How to Apply the B.L.E.S.S. Model to Your Life
- Bruce Mitchell

- Oct 17, 2022
- 4 min read

The B.L.E.S.S model stands for Begin with Prayer, Listen, Eat, Serve, and Share. It’s a simple but powerful methodology for supporting people who are going through tough times or facing significant life transitions. It’s also an excellent tool for anyone looking to make positive changes in their lives and relationships with others. We all need a helping hand sometimes, and being able to offer support to others is a beautiful thing; it helps us as much as it helps them! The B.L.E.S.S model gives us a clear and concise way to offer that support in a way that will be most helpful for the person we’re trying to assist:
Begin with Prayer
When all else fails, it’s always a good idea to start with prayer. Prayer can be a powerful way to connect with God and a great source of strength, courage, and guidance when we are facing a difficult situation or helping someone who is. Try to start any conversation with someone going through a tough time with prayer, praying that God will be with them and bring them the strength and comfort they need to get through what they’re going through. Keep in mind that prayer doesn’t have to be formal – you can pray with someone by simply holding their hand (if it feels natural to do so) and letting them know that you’re there for them and that you’re praying for them.
Listen
Sometimes we’re so focused on what we want to say next or what we think the other person needs that we don’t really listen to what they’re saying! Both the Bible and common sense tell us that people want to be heard. That’s often more helpful than trying to give advice or tell someone what they “should” do. Try to go into a conversation or help the situation with the mindset of “I want to hear what they have to say. I want to understand what they’re going through.” If you’re going to listen, you need to do it well. Here are some ideas: – Open up a conversation. Don’t try to jump right in with advice or a “solution” to someone’s problems; simply ask them to talk about what they’re going through. Ask them about what brought them to this point in their life. – Ask questions. Good questions can make all the difference in the world when you’re trying to support someone. – Don’t try to solve the problem. A common mistake people make when trying to help someone is trying to solve their problems for them. They rush in with advice and suggestions. “You should do this…” or “This is what worked for me when I was going through something similar!” – Let the person know you’re listening. Let them know you’re interested in what they have to say through your body language as well as your words. Make eye contact, nod your head, and ask questions to let them know you’re paying attention.
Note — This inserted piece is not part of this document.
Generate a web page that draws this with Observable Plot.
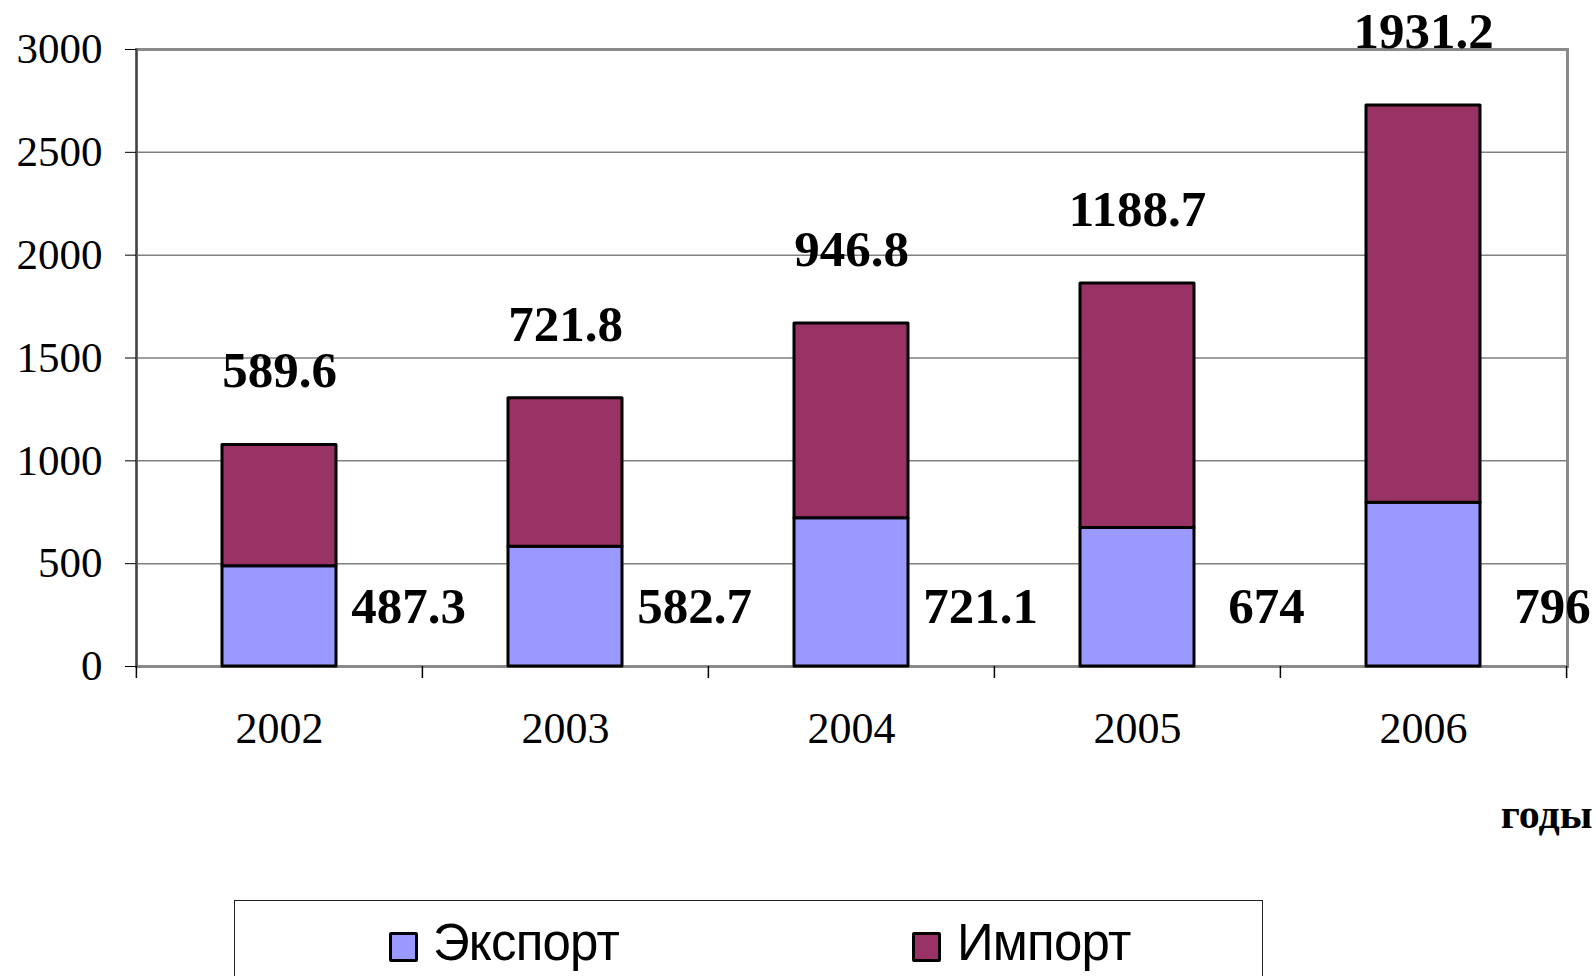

Eat (Share a meal or coffee)
While the Bible doesn’t mention food specifically, it does tell us that “a meal shared between friends is like a good start on a friendship.” Eating or drinking together can be an excellent way to build and strengthen relationships and is often an integral part of many cultures and religious ceremonies. If you’re trying to help someone who is going through a difficult time, there are many benefits to sharing a meal with them. First, it’s an excellent way to show that you care and that you’re there for them. Second, it shows that you are willing to invest time and effort in helping them. Lastly, it allows you to get to know the person better and to open up a conversation that might not occur if you simply went to the person’s house and tried to help them there.
Serve
One of the best ways to support someone going through a difficult time is to serve them and do things for them. This doesn’t have to be a huge project; it can be something as simple as letting the person know that you’d be willing to pick up their groceries if they like. What does serving look like in real life? Let’s say your friend has a newborn and is at their wits’ end. What does serving look like there? – Bring meals: Your friend is probably getting very little time to eat (if at all), so make sure to bring them meals (and lots of snacks). – Do some cleaning or laundry. You can’t make the mess go away, but you can help your friend out with the cleaning up. – Offer to take the other children for a walk, out to the park, or a friend’s house for a bit. – Go to the store and pick up some essentials your friend might need (and probably forgot about or ran out of).
Share
What can you share with someone who is going through a difficult time? What’s your story? What advice do you have that might help the person you’re trying to help? You don’t have to have a specific “story” to share, but if you do, it can be a great way to connect with the person you’re trying to help. What are your “secrets” or “tricks of the trade” that have helped you get through tough times in your life? Perhaps there is a Bible verse you’d like to share with the person you’re trying to help.
Summing up
Whether you’re helping someone who is going through a difficult time, dealing with an upcoming life transition, or simply want to make some positive changes in your life, the B.L.E.S.S model can be a great tool. Start with prayer and listening to the person you’re trying to help or yourself. Eat or drink together, serve the person in some way, and finally, share your story and any advice or knowledge you have that might help the other person or yourself. In any situation, the B.L.E.S.S model can help you navigate the waters and help make things a little easier for everyone involved.